#### Problem description:
All lines from the beginning of the listing through the line with "const curveData = curveG.map((g, i)" are to be copied word for word; the pictures are not.
— start of Source data —
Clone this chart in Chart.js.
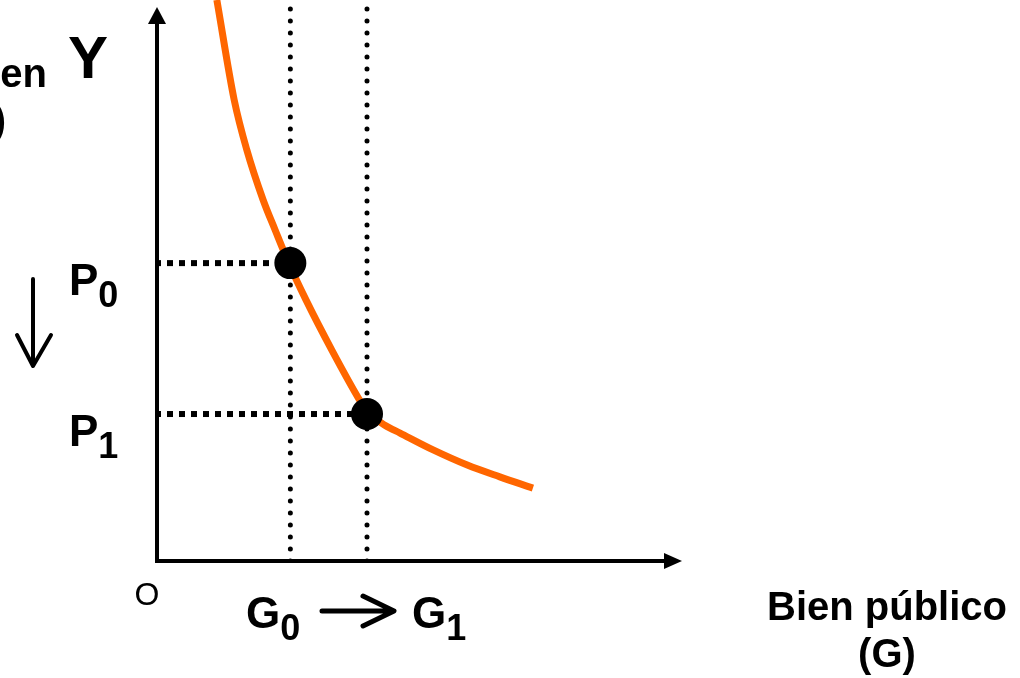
<!DOCTYPE html>
<html>
<head>
<meta charset="utf-8">
<script src="https://cdn.jsdelivr.net/npm/chart.js@4.4.0/dist/chart.umd.min.js"></script>
<style>
  html, body { margin: 0; padding: 0; background: #fff; }
  #wrap { width: 1020px; height: 678px; }
</style>
</head>
<body>
<div id="wrap"><canvas id="chart" width="1020" height="678"></canvas></div>
<script>
// curva (lectura aproximada de la figura), unidades arbitrarias 0-10
const curveG = [1.14, 1.47, 1.71, 2.02, 2.25, 2.51, 2.84, 3.33, 3.87, 4.00, 4.15, 4.34, 4.63, 5.26, 5.91, 6.53, 7.16];
const curveY = [10.0, 8.22, 7.33, 6.44, 5.90, 5.31, 4.65, 3.76, 2.85, 2.66, 2.55, 2.42, 2.28, 1.98, 1.71, 1.50, 1.30];

// puntos de equilibrio
const pointLabels = ["0", "1"];
const pointG = [2.54, 4.0];
const pointP = [5.31, 2.62];

const axisMax = 10;

const FONT = '"Liberation Sans", Arial, sans-serif';
const ORANGE = "#ff6600";

const curveData = curveG.map((g, i) => ({ x: g, y: curveY[i] }));

const dotted = [];
pointG.forEach((g, i) => {
  // vertical punteada hasta arriba
  dotted.push({
    data: [{ x: g, y: 0 }, { x: g, y: axisMax }],
    showLine: true,
    borderColor: "#000",
    borderWidth: 5,
    borderDash: [0, 12],
    borderCapStyle: "round",
    pointRadius: 0,
    order: 3
  });
  // horizontal hasta el eje Y
  dotted.push({
    data: [{ x: 0, y: pointP[i] }, { x: g, y: pointP[i] }],
    showLine: true,
    borderColor: "#000",
    borderWidth: 6,
    borderDash: [6, 6],
    borderDashOffset: 2,
    borderCapStyle: "butt",
    pointRadius: 0,
    order: 3
  });
});

const subText = (ctx, main, sub, x, base, size, subSize, drop) => {
  ctx.textAlign = "left";
  ctx.textBaseline = "alphabetic";
  ctx.font = `bold ${size}px ${FONT}`;
  ctx.fillText(main, x, base);
  const w = ctx.measureText(main).width;
  ctx.font = `bold ${subSize}px ${FONT}`;
  ctx.fillText(sub, x + w, base + drop);
};

const arrowHead = (ctx, tipX, tipY, dx, dy, len, half) => {
  // punta rellena, dx/dy = direccion
  const bx = tipX - dx * len, by = tipY - dy * len;
  ctx.beginPath();
  ctx.moveTo(tipX, tipY);
  ctx.lineTo(bx - dy * half, by + dx * half);
  ctx.lineTo(bx + dy * half, by - dx * half);
  ctx.closePath();
  ctx.fill();
};

const decor = {
  id: "decor",
  afterDatasetsDraw(chart) {
    const { ctx, chartArea, scales } = chart;
    const x0 = scales.x.getPixelForValue(0);
    const y0 = scales.y.getPixelForValue(0);
    ctx.save();
    ctx.fillStyle = "#000";
    ctx.strokeStyle = "#000";

    // ejes
    ctx.lineWidth = 4;
    ctx.lineCap = "butt";
    ctx.beginPath();
    ctx.moveTo(x0, chartArea.top + 20);
    ctx.lineTo(x0, y0);
    ctx.lineTo(chartArea.right - 16, y0);
    ctx.stroke();
    arrowHead(ctx, x0, chartArea.top + 7, 0, -1, 17, 9);
    arrowHead(ctx, chartArea.right, y0, 1, 0, 18, 8);

    // textos
    ctx.textBaseline = "alphabetic";
    ctx.font = `bold 60px ${FONT}`;
    ctx.textAlign = "center";
    ctx.fillText("Y", x0 - 69, 78);

    ctx.font = `bold 40px ${FONT}`;
    ctx.textAlign = "right";
    ctx.fillText("Otro bien", 47, 87);
    ctx.fillText("(Y)", 6, 134);

    ctx.textAlign = "center";
    ctx.fillText("Bien público", 887, 620);
    ctx.fillText("(G)", 887, 667);

    ctx.font = `32px ${FONT}`;
    ctx.fillText("O", x0 - 10, 605);

    pointP.forEach((p, i) => {
      const py = scales.y.getPixelForValue(p);
      subText(ctx, "P", pointLabels[i], 69, py + 32, 44, 36, 12);
    });
    const gLabelX = [246, 412];
    pointG.forEach((g, i) => {
      subText(ctx, "G", pointLabels[i], gLabelX[i], y0 + 67, 44, 36, 12);
    });

    // flecha hacia abajo (P0 -> P1)
    ctx.lineWidth = 4;
    ctx.lineCap = "round";
    ctx.lineJoin = "round";
    ctx.beginPath();
    ctx.moveTo(33, 279);
    ctx.lineTo(33, 366);
    ctx.moveTo(17, 335);
    ctx.lineTo(33, 366);
    ctx.lineTo(51, 335);
    ctx.stroke();

    // flecha G0 -> G1
    ctx.lineWidth = 5;
    ctx.beginPath();
    ctx.moveTo(322, 611);
    ctx.lineTo(393, 611);
    ctx.moveTo(363, 596);
    ctx.lineTo(394, 611);
    ctx.lineTo(363, 626);
    ctx.stroke();

    ctx.restore();
  }
};

new Chart(document.getElementById("chart"), {
  type: "scatter",
  data: {
    datasets: [
      {
        data: pointG.map((g, i) => ({ x: g, y: pointP[i] })),
        backgroundColor: "#000",
        borderColor: "#000",
        pointRadius: 16,
        pointBorderWidth: 0,
        order: 0
      },
      {
        data: curveData,
        showLine: true,
        borderColor: ORANGE,
        borderWidth: 7,
        cubicInterpolationMode: "monotone",
        pointRadius: 0,
        order: 1
      },
      ...dotted
    ]
  },
  options: {
    responsive: false,
    animation: false,
    events: [],
    layout: { autoPadding: false, padding: { left: 157, right: 338, top: 0, bottom: 117 } },
    plugins: {
      legend: { display: false },
      tooltip: { enabled: false }
    },
    scales: {
      x: { type: "linear", min: 0, max: axisMax, display: false },
      y: { type: "linear", min: 0, max: axisMax, display: false }
    }
  },
  plugins: [decor]
});
</script>
</body>
</html>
— end of Source data —
#### Complete response:
Clone this chart in Chart.js.
<!DOCTYPE html>
<html>
<head>
<meta charset="utf-8">
<script src="https://cdn.jsdelivr.net/npm/chart.js@4.4.0/dist/chart.umd.min.js"></script>
<style>
  html, body { margin: 0; padding: 0; background: #fff; }
  #wrap { width: 1020px; height: 678px; }
</style>
</head>
<body>
<div id="wrap"><canvas id="chart" width="1020" height="678"></canvas></div>
<script>
// curva (lectura aproximada de la figura), unidades arbitrarias 0-10
const curveG = [1.14, 1.47, 1.71, 2.02, 2.25, 2.51, 2.84, 3.33, 3.87, 4.00, 4.15, 4.34, 4.63, 5.26, 5.91, 6.53, 7.16];
const curveY = [10.0, 8.22, 7.33, 6.44, 5.90, 5.31, 4.65, 3.76, 2.85, 2.66, 2.55, 2.42, 2.28, 1.98, 1.71, 1.50, 1.30];

// puntos de equilibrio
const pointLabels = ["0", "1"];
const pointG = [2.54, 4.0];
const pointP = [5.31, 2.62];

const axisMax = 10;

const FONT = '"Liberation Sans", Arial, sans-serif';
const ORANGE = "#ff6600";

const curveData = curveG.map((g, i) => ({ x: g, y: curveY[i] }));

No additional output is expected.